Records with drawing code
--------------------

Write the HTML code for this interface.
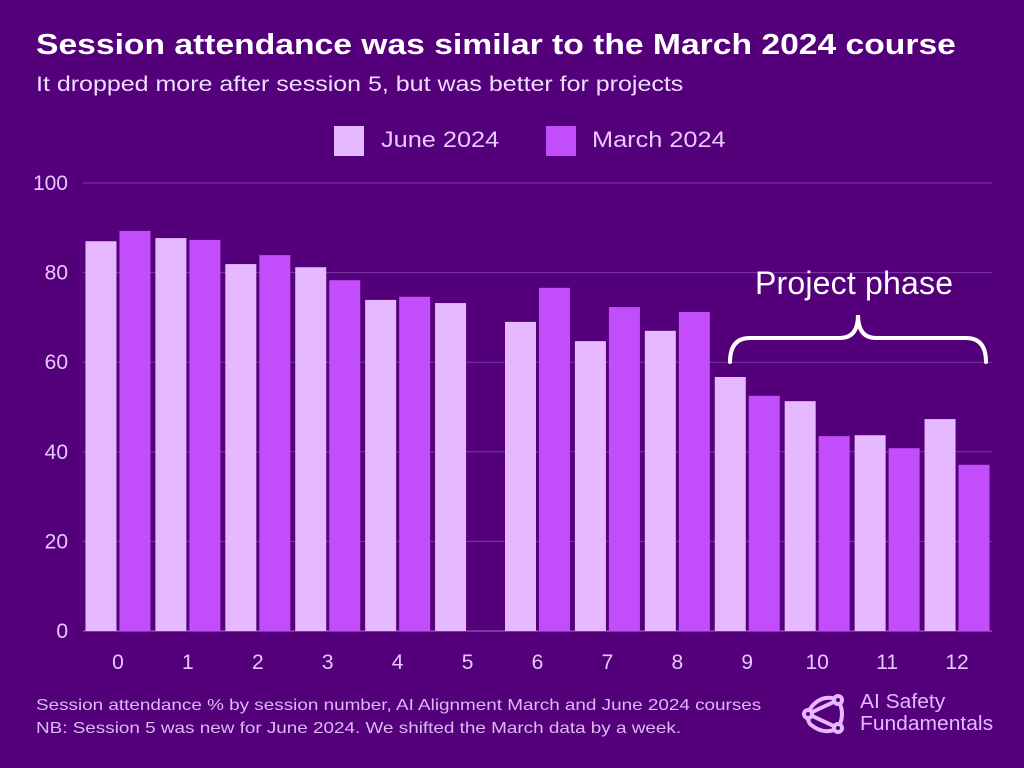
<!DOCTYPE html>
<html><head><meta charset="utf-8"><style>
body{margin:0;width:1024px;height:768px;background:#55007b;font-family:"Liberation Sans",sans-serif;overflow:hidden;position:relative}
.t{position:absolute;white-space:nowrap;transform-origin:0 0}
</style></head><body>
<div class="t" style="left:36px;top:29px;font-size:29px;font-weight:bold;color:#fff;transform:scaleX(1.16)">Session attendance was similar to the March 2024 course</div>
<div class="t" style="left:36px;top:73px;font-size:21px;color:#f0dcff;transform:scaleX(1.19)">It dropped more after session 5, but was better for projects</div>
<div class="t" style="left:334px;top:126px;font-size:22px;color:#eac8ff"><span style="display:inline-block;width:30px;height:30px;background:#e6b8ff;vertical-align:middle;margin-right:17px"></span><span style="display:inline-block;transform:scaleX(1.15);transform-origin:0 0">June 2024</span></div>
<div class="t" style="left:546px;top:126px;font-size:22px;color:#eac8ff"><span style="display:inline-block;width:30px;height:30px;background:#c24dfb;vertical-align:middle;margin-right:16px"></span><span style="display:inline-block;transform:scaleX(1.15);transform-origin:0 0">March 2024</span></div>
<svg id="c" width="1024" height="768" style="position:absolute;left:0;top:0"></svg>
<div class="t" style="left:36px;top:694px;font-size:16px;line-height:23px;color:#dcb8f5;transform:scaleX(1.18)">Session attendance % by session number, AI Alignment March and June 2024 courses<br>NB: Session 5 was new for June 2024. We shifted the March data by a week.</div>
<svg class="t" style="left:800px;top:690px" width="50" height="46" viewBox="0 0 50 46"><g fill="none" stroke="#e6b8ff" stroke-width="4"><path d="M14 14 Q25 4 38 10 Q46 24 38 38 Q24 46 10 34 Q4 24 14 14"/><path d="M38 10 L8 24 L38 38"/><circle cx="38" cy="10" r="4" fill="#55007b"/><circle cx="8" cy="24" r="4" fill="#55007b"/><circle cx="38" cy="38" r="4" fill="#55007b"/></g></svg>
<div class="t" style="left:860px;top:691px;font-size:20px;line-height:22px;color:#e6b8ff;transform:scaleX(1.05)">AI Safety<br>Fundamentals</div>
<script>
const categories=["0","1","2","3","4","5","6","7","8","9","10","11","12"];
const june=[87,87.7,81.9,81.2,73.9,73.2,69,64.7,67,56.7,51.3,43.7,47.3];
const march=[89.3,87.3,83.9,78.3,74.6,null,76.6,72.3,71.2,52.5,43.5,40.8,37.1];
const yTicks=[0,20,40,60,80,100];
const NS="http://www.w3.org/2000/svg";
const svg=document.getElementById('c');
const x0=83,x1=992,y0=631,y1=183;
const y=v=>y0-(v/100)*(y0-y1);
const step=(x1-x0)/categories.length;
const cx=i=>x0+step*(i+0.5);
function mk(t,a){const e=document.createElementNS(NS,t);for(const k in a)e.setAttribute(k,a[k]);svg.appendChild(e);return e;}
yTicks.forEach(v=>{
 const l=mk('line',{x1:x0,x2:x1,y1:y(v),y2:y(v),stroke:v===0?'#a070c0':'#7a3aa0','stroke-width':1});
 
 
 const t=mk('text',{x:68,y:y(v)+7,'text-anchor':'end','font-size':21,fill:'#e6c8ff','font-family':'Liberation Sans'});
 t.textContent=v;
 
 
});
const bw=31,gap=3;
categories.forEach((c,i)=>{
 if(june[i]!=null){const r=mk('rect',{x:cx(i)-gap/2-bw,y:y(june[i]),width:bw,height:y0-y(june[i]),fill:'#e6b8ff'});
 
 }
 if(march[i]!=null){const r=mk('rect',{x:cx(i)+gap/2,y:y(march[i]),width:bw,height:y0-y(march[i]),fill:'#c24dfb'});
 
 }
 const t=mk('text',{x:cx(i),y:669,'text-anchor':'middle','font-size':21,fill:'#e6c8ff','font-family':'Liberation Sans'});
 t.textContent=c;
 
 
});
const br=mk('path',{d:'M730 362 Q730 338 750 338 L840 338 Q858 338 858 315 Q858 338 876 338 L966 338 Q986 338 986 362',fill:'none',stroke:'#fff','stroke-width':4,'stroke-linecap':'round'});


const pt=mk('text',{x:854,y:294,'text-anchor':'middle','font-size':32,fill:'#fff','font-family':'Liberation Sans','textLength':198});
pt.textContent='Project phase';


</script>
</body></html>
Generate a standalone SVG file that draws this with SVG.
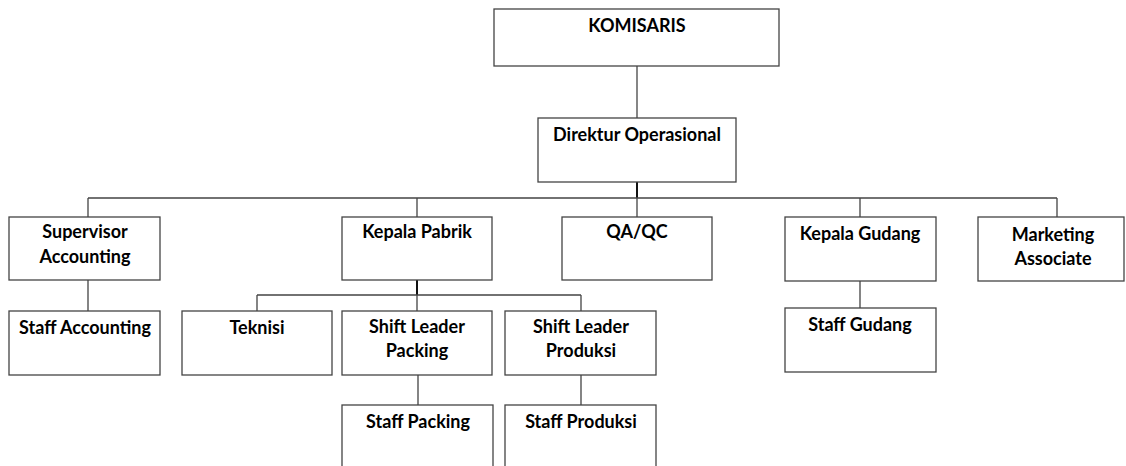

--------------------

What needs to be done: Output every entry word for word, but omit the pictures.

Response below:
Write the HTML code for this interface.
<!DOCTYPE html>
<html><head><meta charset="utf-8"><style>
body{margin:0;width:1024px;height:768px;background:#55007b;font-family:"Liberation Sans",sans-serif;overflow:hidden;position:relative}
.t{position:absolute;white-space:nowrap;transform-origin:0 0}
</style></head><body>
<div class="t" style="left:36px;top:29px;font-size:29px;font-weight:bold;color:#fff;transform:scaleX(1.16)">Session attendance was similar to the March 2024 course</div>
<div class="t" style="left:36px;top:73px;font-size:21px;color:#f0dcff;transform:scaleX(1.19)">It dropped more after session 5, but was better for projects</div>
<div class="t" style="left:334px;top:126px;font-size:22px;color:#eac8ff"><span style="display:inline-block;width:30px;height:30px;background:#e6b8ff;vertical-align:middle;margin-right:17px"></span><span style="display:inline-block;transform:scaleX(1.15);transform-origin:0 0">June 2024</span></div>
<div class="t" style="left:546px;top:126px;font-size:22px;color:#eac8ff"><span style="display:inline-block;width:30px;height:30px;background:#c24dfb;vertical-align:middle;margin-right:16px"></span><span style="display:inline-block;transform:scaleX(1.15);transform-origin:0 0">March 2024</span></div>
<svg id="c" width="1024" height="768" style="position:absolute;left:0;top:0"></svg>
<div class="t" style="left:36px;top:694px;font-size:16px;line-height:23px;color:#dcb8f5;transform:scaleX(1.18)">Session attendance % by session number, AI Alignment March and June 2024 courses<br>NB: Session 5 was new for June 2024. We shifted the March data by a week.</div>
<svg class="t" style="left:800px;top:690px" width="50" height="46" viewBox="0 0 50 46"><g fill="none" stroke="#e6b8ff" stroke-width="4"><path d="M14 14 Q25 4 38 10 Q46 24 38 38 Q24 46 10 34 Q4 24 14 14"/><path d="M38 10 L8 24 L38 38"/><circle cx="38" cy="10" r="4" fill="#55007b"/><circle cx="8" cy="24" r="4" fill="#55007b"/><circle cx="38" cy="38" r="4" fill="#55007b"/></g></svg>
<div class="t" style="left:860px;top:691px;font-size:20px;line-height:22px;color:#e6b8ff;transform:scaleX(1.05)">AI Safety<br>Fundamentals</div>
<script>
const categories=["0","1","2","3","4","5","6","7","8","9","10","11","12"];
const june=[87,87.7,81.9,81.2,73.9,73.2,69,64.7,67,56.7,51.3,43.7,47.3];
const march=[89.3,87.3,83.9,78.3,74.6,null,76.6,72.3,71.2,52.5,43.5,40.8,37.1];
const yTicks=[0,20,40,60,80,100];
const NS="http://www.w3.org/2000/svg";
const svg=document.getElementById('c');
const x0=83,x1=992,y0=631,y1=183;
const y=v=>y0-(v/100)*(y0-y1);
const step=(x1-x0)/categories.length;
const cx=i=>x0+step*(i+0.5);
function mk(t,a){const e=document.createElementNS(NS,t);for(const k in a)e.setAttribute(k,a[k]);svg.appendChild(e);return e;}
yTicks.forEach(v=>{
 const l=mk('line',{x1:x0,x2:x1,y1:y(v),y2:y(v),stroke:v===0?'#a070c0':'#7a3aa0','stroke-width':1});
 
 
 const t=mk('text',{x:68,y:y(v)+7,'text-anchor':'end','font-size':21,fill:'#e6c8ff','font-family':'Liberation Sans'});
 t.textContent=v;
 
 
});
const bw=31,gap=3;
categories.forEach((c,i)=>{
 if(june[i]!=null){const r=mk('rect',{x:cx(i)-gap/2-bw,y:y(june[i]),width:bw,height:y0-y(june[i]),fill:'#e6b8ff'});
 
 }
 if(march[i]!=null){const r=mk('rect',{x:cx(i)+gap/2,y:y(march[i]),width:bw,height:y0-y(march[i]),fill:'#c24dfb'});
 
 }
 const t=mk('text',{x:cx(i),y:669,'text-anchor':'middle','font-size':21,fill:'#e6c8ff','font-family':'Liberation Sans'});
 t.textContent=c;
 
 
});
const br=mk('path',{d:'M730 362 Q730 338 750 338 L840 338 Q858 338 858 315 Q858 338 876 338 L966 338 Q986 338 986 362',fill:'none',stroke:'#fff','stroke-width':4,'stroke-linecap':'round'});


const pt=mk('text',{x:854,y:294,'text-anchor':'middle','font-size':32,fill:'#fff','font-family':'Liberation Sans','textLength':198});
pt.textContent='Project phase';


</script>
</body></html>
Generate a standalone SVG file that draws this with SVG.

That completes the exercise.